Laureatosi nel 1995 all’Università degli Studi di Milano con una tesi sull’aborto, di cui è stato un arcinemico giurato, perfezionatosi in Bioetica all’Istituto San Raffaele di Milano, ha collaborato con il Centro di Bioetica dell’Università Cattolica e ha insegnato a Roma nel Pontificio Ateneo Regina Apostolorum e nell’Università Europea.

 

Interista impenitente e gran cultore di Giovannino Guareschi, ha fatto dell’apologetica seria e faceta il suo pane quotidiano in una trentina di libri distribuiti lungo tre lustri, molti dei quali scritti con l’amico Alessandro Gnocchi. Scrisse molto su il Giornale e Libero, sui mensili Studi cattolici e Il Timone, sull’online La nuova Bussola Quotidiana e da ultimo su Il Foglio. Qui Palmaro ha preso di petto nientemeno che Papa Francesco: troppo prossimo al relativismo morale e religioso; troppo falsamente umile; troppo contradditorio con il Catechismo e il Magistero di sempre. Roba da bruciarsi. Ora quelle lenzuolate al vetriolo, benedette dal direttore Giuliano Ferrara, le raccoglie Piemme nel libro Questo papa piace troppo in uscita oggi. E il senso di bruciore non fa che acuirsi. Palmaro ci rimise infatti la sua trasmissione alla popolarissima e papalinissima Radio Maria; e Papa Francesco – come i lettori di Libero sanno bene giacché è stato Libero a raccontare al meglio questa vicenda un po’ surreale – ha creduto di dover alzare il cornetto per parlarne a tu per tu. Cosa gli abbia davvero detto non lo sapremo mai, meglio. Ma se grande è lo scompiglio che Palmaro ha gettato dentro la “destra” cattolica (la “sinistra” non ha invece ancora smesso di fregarsi le mani), rimane il bel sospetto che per il suo caso valga il detto “chi disprezza compra”. Per certo non tutti gli anti-Francesco di oggi sono altrettanti picconatori devoti, né come lui amici maledettamente simpatici.

 

Domani, 12 marzo, ci sono i funerali, alle 10,45, nel Duomo di quella Monza dove Palmaro viveva dopo essere nato 45 anni fa a Cesano Maderno. Lascia la moglie, quattro figli tra i 7 e i 14 anni, il “Comitato Verità e Vita” che creò contro la cultura di morte, il suo bell’accento lombardo, un mucchio d’interrogativi e una testimonianza che vorremmo un dì avere la fede di fare nostra: «Alle volte mi immagino la mia casa, il mio studio vuoto, e la vita che in essa continua anche se io non ci sono più.
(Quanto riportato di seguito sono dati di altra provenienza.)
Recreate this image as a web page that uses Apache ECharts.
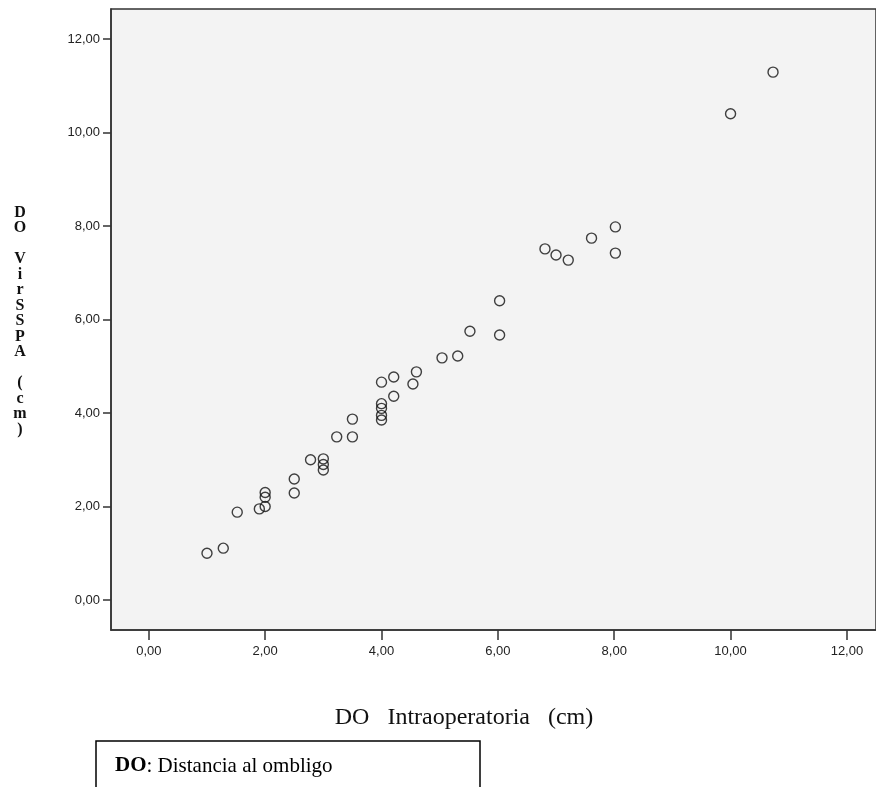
<html>
<head>
  <meta charset="utf-8">
  <title>DO</title>
  <script src="https://cdn.jsdelivr.net/npm/echarts@6/dist/echarts.min.js"></script>
  <style>
    body { margin:0; background:#fff; }
  </style>
</head>
<body>
<div id="main" style="width:876px;height:787px;"></div>
<script>
  // DO Intraoperatoria (x) vs DO VirSSPA (y), in cm
  var xIntra = [1.0, 1.28, 1.52, 1.9, 2.0, 2.0, 2.0, 2.5, 2.5, 2.78, 3.0, 3.0, 3.0,
    3.23, 3.5, 3.5, 4.0, 4.0, 4.0, 4.0, 4.0, 4.21, 4.21, 4.54, 4.6,
    5.04, 5.31, 5.52, 6.03, 6.03, 6.81, 7.0, 7.21, 7.61, 8.02, 8.02, 10.0, 10.73];
  var yVirsspa = [1.0, 1.11, 1.88, 1.95, 2.0, 2.2, 2.3, 2.29, 2.59, 3.0, 3.02, 2.9, 2.78,
    3.49, 3.49, 3.87, 3.85, 3.95, 4.1, 4.2, 4.66, 4.36, 4.77, 4.62, 4.88,
    5.18, 5.22, 5.75, 5.67, 6.4, 7.51, 7.38, 7.27, 7.74, 7.98, 7.42, 10.4, 11.29];
  var tickValues = [0, 2, 4, 6, 8, 10, 12];

  var points = xIntra.map(function (x, i) { return [x, yVirsspa[i]]; });

  function fmt(v) { return v.toFixed(2).replace('.', ','); }

  var labelFont = { color: '#222', fontSize: 13, fontFamily: 'Liberation Sans, Arial' };

  var myChart = echarts.init(document.getElementById('main'));
  myChart.setOption({
    animation: false,
    grid: {
      left: 111, top: 9, right: 0, bottom: 157,
      show: true,
      backgroundColor: '#f3f3f3',
      borderColor: '#333',
      borderWidth: 1.5
    },
    xAxis: {
      type: 'value',
      min: -0.65, max: 12.5,
      axisLine: { show: true, onZero: false, lineStyle: { color: '#333', width: 1.5 } },
      axisTick: { show: true, length: 10, customValues: tickValues, lineStyle: { color: '#333', width: 1.5 } },
      axisLabel: Object.assign({ customValues: tickValues, formatter: fmt, margin: 15 }, labelFont),
      splitLine: { show: false }
    },
    yAxis: {
      type: 'value',
      min: -0.64, max: 12.64,
      axisLine: { show: true, onZero: false, lineStyle: { color: '#333', width: 1.5 } },
      axisTick: { show: true, length: 8, customValues: tickValues, lineStyle: { color: '#333', width: 1.5 } },
      axisLabel: Object.assign({ customValues: tickValues, formatter: fmt, margin: 11 }, labelFont),
      splitLine: { show: false }
    },
    graphic: [
      {
        type: 'text', x: 20, y: 205,
        style: {
          text: 'D\nO\n\nV\ni\nr\nS\nS\nP\nA\n\n(\nc\nm\n)',
          font: 'bold 16px "Liberation Serif"', lineHeight: 15.5,
          align: 'center', fill: '#111'
        }
      },
      {
        type: 'text', x: 464, y: 718,
        style: {
          text: 'DO   Intraoperatoria   (cm)',
          font: '24px "Liberation Serif"', fill: '#111',
          align: 'center', verticalAlign: 'middle'
        }
      },
      {
        type: 'rect', shape: { x: 96, y: 741, width: 384, height: 60 },
        style: { fill: '#fff', stroke: '#000', lineWidth: 1.5 }
      },
      {
        type: 'text', x: 115, y: 766,
        style: {
          rich: {
            b: { font: 'bold 21px "Liberation Serif"', fill: '#000' },
            n: { font: '21px "Liberation Serif"', fill: '#000' }
          },
          text: '{b|DO}{n|: Distancia al ombligo}',
          verticalAlign: 'middle'
        }
      }
    ],
    series: [{
      type: 'scatter',
      data: points,
      symbol: 'circle',
      symbolSize: 10,
      itemStyle: { color: 'rgba(0,0,0,0)', borderColor: '#111', borderWidth: 1.4 }
    }]
  });
</script>
</body>
</html>
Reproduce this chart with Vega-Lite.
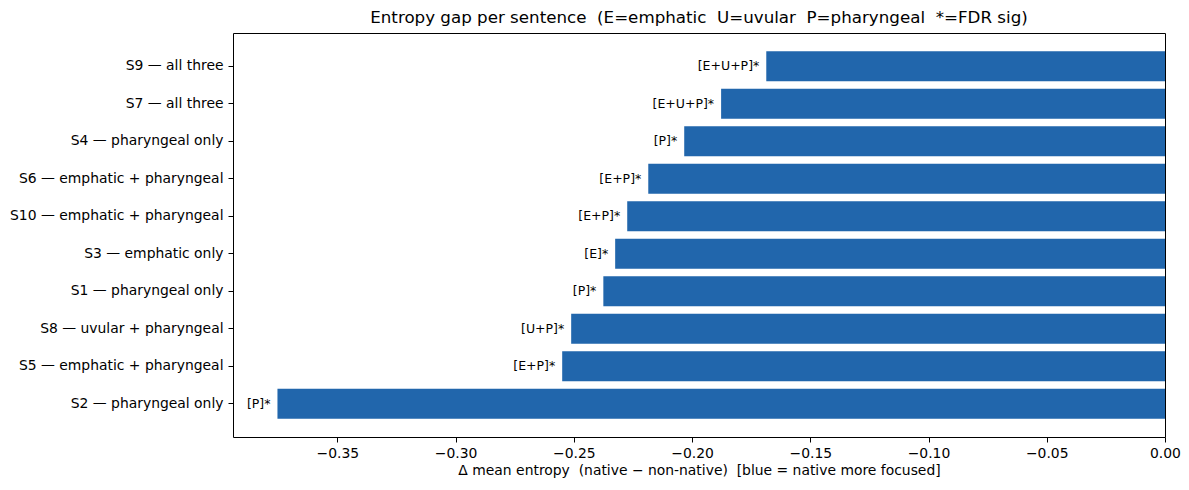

È una scena che fa male, ma estremamente realistica: mi fa capire che sono, e sono stato, un servo inutile, e che tutti i libri che ho scritto, le conferenze, gli articoli, non sono che paglia. Ma spero nella misericordia del Signore, e nel fatto che altri raccoglieranno parte delle mie aspirazioni e delle mie battaglie, per continuare l’antico duello».